Thursday’s bond market has opened in positive territory despite stronger than expected economic data. The stock markets are also showing gains with the Dow up 100 points and the Nasdaq up 22 points. The bond market is currently up 11/32 (2.44%), which should improve this morning’s mortgage rates by approximately .125 of a discount point.
We saw some volatility yesterday afternoon with bonds improving when results of the 10-year Treasury Note auction were released, but that was short lived as those gains were lost and then some before the market closed. The initial improvement was a result of a pretty strong auction that brought decent interest from investors. That helps us to remain optimistic about today’s 30-year Bond sale. If today’s auction is just as well received as yesterday’s was, we could see an afternoon improvement in mortgage rates.
The Commerce Department released May’s Retail Sales report at 8:30 AM ET this morning, announcing a 1.2% increase in consumer level sales. This was slightly stronger than the 1.1% increase that was expected. Also worth noting was a 1.0% increase in a secondary reading that excludes more volatile auto transactions. Analysts were expecting to see only a 0.7% rise in this reading. The stronger than forecasted increases make the data bad news for bonds and mortgage rates because they point towards better economic growth that make bonds less appealing to investors and raises the possibility of a Fed rate increase in the immediate future.
Also released this morning was last week’s unemployment figures. They showed that 279,000 new claims for unemployment benefits were filed last week. This was a small increase from the previous week’s revised total of 277,000 initial claims. The data indicates the employment sector weakened slightly last week, but because this is only a weekly report and the variance was not significant, it actually has not had much of an influence on today’s rates.

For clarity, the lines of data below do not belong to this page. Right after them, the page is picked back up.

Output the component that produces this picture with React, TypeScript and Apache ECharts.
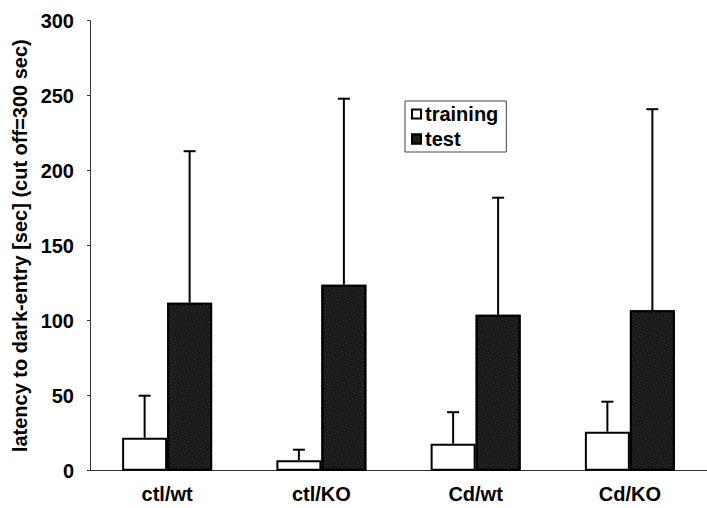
import React, { useEffect, useRef } from "react";
import * as echarts from "echarts";

const categories = ["ctl/wt", "ctl/KO", "Cd/wt", "Cd/KO"];
const trainingMean = [22, 7, 18, 26];
const trainingErr = [28, 7, 21, 20];
const testMean = [112, 124, 104, 107];
const testErr = [101, 124, 78, 134];
const yTicks = { min: 0, max: 300, interval: 50 };
const seriesNames = ["training", "test"];

const FONT = "'Liberation Sans', Arial, sans-serif";
const BAR_W = 45;

function errorSeries(name: string, means: number[], errs: number[], offset: number) {
  return {
    type: "custom",
    name: name + "-err",
    z: 5,
    silent: true,
    data: means.map((m, i) => [i, m, m + errs[i]]),
    encode: { x: 0, y: [1, 2] },
    renderItem: (params: any, api: any) => {
      const idx = api.value(0);
      const base = api.coord([idx, api.value(1)]);
      const top = api.coord([idx, api.value(2)]);
      const x = base[0] + offset;
      const cap = 6;
      return {
        type: "group",
        children: [
          {
            type: "line",
            shape: { x1: x, y1: base[1], x2: x, y2: top[1] },
            style: { stroke: "#000", lineWidth: 2 },
          },
          {
            type: "line",
            shape: { x1: x - cap, y1: top[1], x2: x + cap, y2: top[1] },
            style: { stroke: "#000", lineWidth: 2 },
          },
        ],
      };
    },
  };
}

export default function App() {
  const ref = useRef<HTMLDivElement>(null);
  useEffect(() => {
    if (!ref.current) return;
    const chart = echarts.init(ref.current, null, { renderer: "svg" });
    chart.setOption({
      animation: false,
      backgroundColor: "#fff",
      textStyle: { fontFamily: FONT },
      grid: { left: 90, top: 20.7, width: 624, bottom: 37.3 },
      legend: {
        data: seriesNames,
        icon: "rect",
        orient: "vertical",
        left: 405,
        top: 101,
        padding: [3, 8, 3, 6],
        borderColor: "#444",
        borderWidth: 1,
        itemWidth: 9,
        itemHeight: 9,
        itemGap: 5,
        textStyle: {
          fontFamily: FONT,
          fontWeight: "bold",
          fontSize: 20,
          lineHeight: 20,
          color: "#000",
          padding: [0, 0, 0, -1],
        },
      },
      xAxis: {
        type: "category",
        data: categories,
        axisLine: { lineStyle: { color: "#333", width: 1 } },
        axisTick: { inside: true, length: 4, lineStyle: { color: "#333" } },
        axisLabel: {
          margin: 13,
          color: "#000",
          fontWeight: "bold",
          fontSize: 20,
          fontFamily: FONT,
        },
      },
      yAxis: {
        type: "value",
        min: yTicks.min,
        max: yTicks.max,
        interval: yTicks.interval,
        name: "latency to dark-entry [sec] (cut off=300 sec)",
        nameLocation: "middle",
        nameGap: 58,
        nameTextStyle: {
          color: "#000",
          fontWeight: "bold",
          fontSize: 20,
          fontFamily: FONT,
        },
        axisLine: { show: true, lineStyle: { color: "#333", width: 1 } },
        axisTick: { show: true, length: 3, lineStyle: { color: "#333" } },
        splitLine: { show: false },
        axisLabel: {
          margin: 16,
          color: "#000",
          fontWeight: "bold",
          fontSize: 20,
          fontFamily: FONT,
        },
      },
      series: [
        {
          name: "training",
          type: "bar",
          data: trainingMean,
          barWidth: BAR_W,
          barGap: "0%",
          itemStyle: { color: "#fff", borderColor: "#000", borderWidth: 2 },
        },
        {
          name: "test",
          type: "bar",
          data: testMean,
          barWidth: BAR_W,
          barGap: "0%",
          itemStyle: {
            color: "#1a1a1a",
            borderColor: "#000",
            borderWidth: 2,
            decal: {
              symbol: "rect",
              symbolSize: 0.6,
              color: "rgba(255,255,255,0.5)",
              dashArrayX: [[1, 3], [0, 2, 1, 1]],
              dashArrayY: [1, 2],
              rotation: 0.3,
            },
          },
        },
        errorSeries("training", trainingMean, trainingErr, -BAR_W / 2),
        errorSeries("test", testMean, testErr, BAR_W / 2),
      ],
    });
    return () => chart.dispose();
  }, []);
  return <div ref={ref} style={{ width: 707, height: 508, position: "absolute", left: 0, top: 0 }} />;
}
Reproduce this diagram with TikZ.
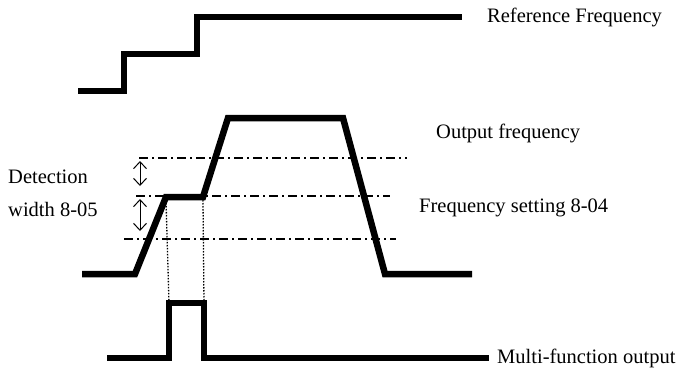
\documentclass[tikz,border=0pt]{standalone}
\usepackage{fontspec}
\setmainfont{Liberation Serif}
\usetikzlibrary{arrows.meta}

\tikzset{
  signal/.style={line width=6.5pt, line join=miter},
  level/.style={line width=1.1pt, dash pattern=on 9pt off 4pt on 2pt off 4pt},
  guide/.style={line width=1.3pt, dash pattern=on 1.5pt off 1.5pt},
  span/.style={line width=1pt, {Straight Barb[length=7pt,width=13pt]}-{Straight Barb[length=7pt,width=13pt]}},
  lbl/.style={inner sep=0pt, font=\fontsize{20.5}{24}\selectfont}
}

\begin{document}
\begin{tikzpicture}[x=1pt, y=-1pt]
    \useasboundingbox (0,0) rectangle (691,372);

    % reference frequency (stepped)
    \coordinate (R0) at (78,91);
    \coordinate (R1) at (124,91);
    \coordinate (R2) at (124,54);
    \coordinate (R3) at (197,54);
    \coordinate (R4) at (197,17);
    \coordinate (R5) at (462,17);
    \draw[signal] (R0) -- (R1) -- (R2) -- (R3) -- (R4) -- (R5);
    \node[lbl, anchor=west] (ref) at (487,17) {Reference Frequency};

    % output frequency
    \coordinate (F0) at (82,274);
    \coordinate (F1) at (135,274);
    \coordinate (F2) at (166,197);
    \coordinate (F3) at (203,197);
    \coordinate (F4) at (228,118);
    \coordinate (F5) at (343,118);
    \coordinate (F6) at (385,274);
    \coordinate (F7) at (472,274);
    \draw[signal] (F0) -- (F1) -- (F2) -- (F3) -- (F4) -- (F5) -- (F6) -- (F7);
    \node[lbl, anchor=west] (out) at (436,133) {Output frequency};

    % detection band
    \coordinate (U0) at (139,158);
    \coordinate (U1) at (407,158);
    \coordinate (M0) at (136,196);
    \coordinate (M1) at (390,196);
    \coordinate (L0) at (124,239);
    \coordinate (L1) at (396,239);
    \draw[level] (U0) -- (U1);
    \draw[level] (M0) -- (M1);
    \draw[level] (L0) -- (L1);

    \coordinate (A0) at (140,161);
    \coordinate (A1) at (140,186);
    \coordinate (B0) at (140,199);
    \coordinate (B1) at (140,231);
    \draw[span] (A0) -- (A1);
    \draw[span] (B0) -- (B1);

    \node[lbl, anchor=west] (det) at (8,177) {Detection};
    \node[lbl, anchor=west] (wid) at (8,209) {width 8-05};
    \node[lbl, anchor=west] (set) at (419,208) {Frequency setting 8-04};

    % multi-function output
    \coordinate (P0) at (107,358);
    \coordinate (P1) at (169,358);
    \coordinate (P2) at (169,303);
    \coordinate (P3) at (204,303);
    \coordinate (P4) at (204,358);
    \coordinate (P5) at (489,358);
    \draw[signal] (P0) -- (P1) -- (P2) -- (P3) -- (P4) -- (P5);
    \node[lbl, anchor=west] (mfo) at (497,358) {Multi-function output};

    % dotted guides
    \draw[guide] (F2) ++(0,3) -- (P2);
    \draw[guide] (F3) ++(0,3) -- (P3);
\end{tikzpicture}
\end{document}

Tomorrow has two pieces of data that may influence mortgage rates. The first is one of the two key measurements of inflation that we get each month. May’s Producer Price Index (PPI) will be released at 8:30 AM ET, giving us a measurement of inflationary pressures at the producer level of the economy. There are two readings of this index, the overall and the core data. The core data is considered to be the more important one because it excludes more volatile food and energy prices. A large increase could raise concerns about inflation rising, making a Fed rate increase more likely sooner than later. This would not be good news for bond prices or mortgage rates since inflation erodes the value of a bond’s future fixed interest payments. Rising inflation causes investors to sell bonds, driving bond prices lower, pushing their yields upward and bringing mortgage rates higher. Analysts are expecting to see increases of 0.4% in the overall reading and 0.1% in the core data. Good news for mortgage shoppers would be declines.
June’s preliminary reading to the University of Michigan’s Index of Consumer Sentiment will close out the week’s calendar just before 10:00 AM ET tomorrow. This index measures consumer willingness to spend and usually has a moderate impact on the financial markets. It is expected to show a reading of 91.4, which would be an increase from May’s 90.7. A smaller than expected reading would be considered good news for bonds because it would mean that surveyed consumers were less optimistic about their own financial situations than thought. That often means they are less likely to make large purchases in the near future, but since this report is only moderately important it likely will not influence mortgage rates considerably unless it shows a significant variance from forecasts.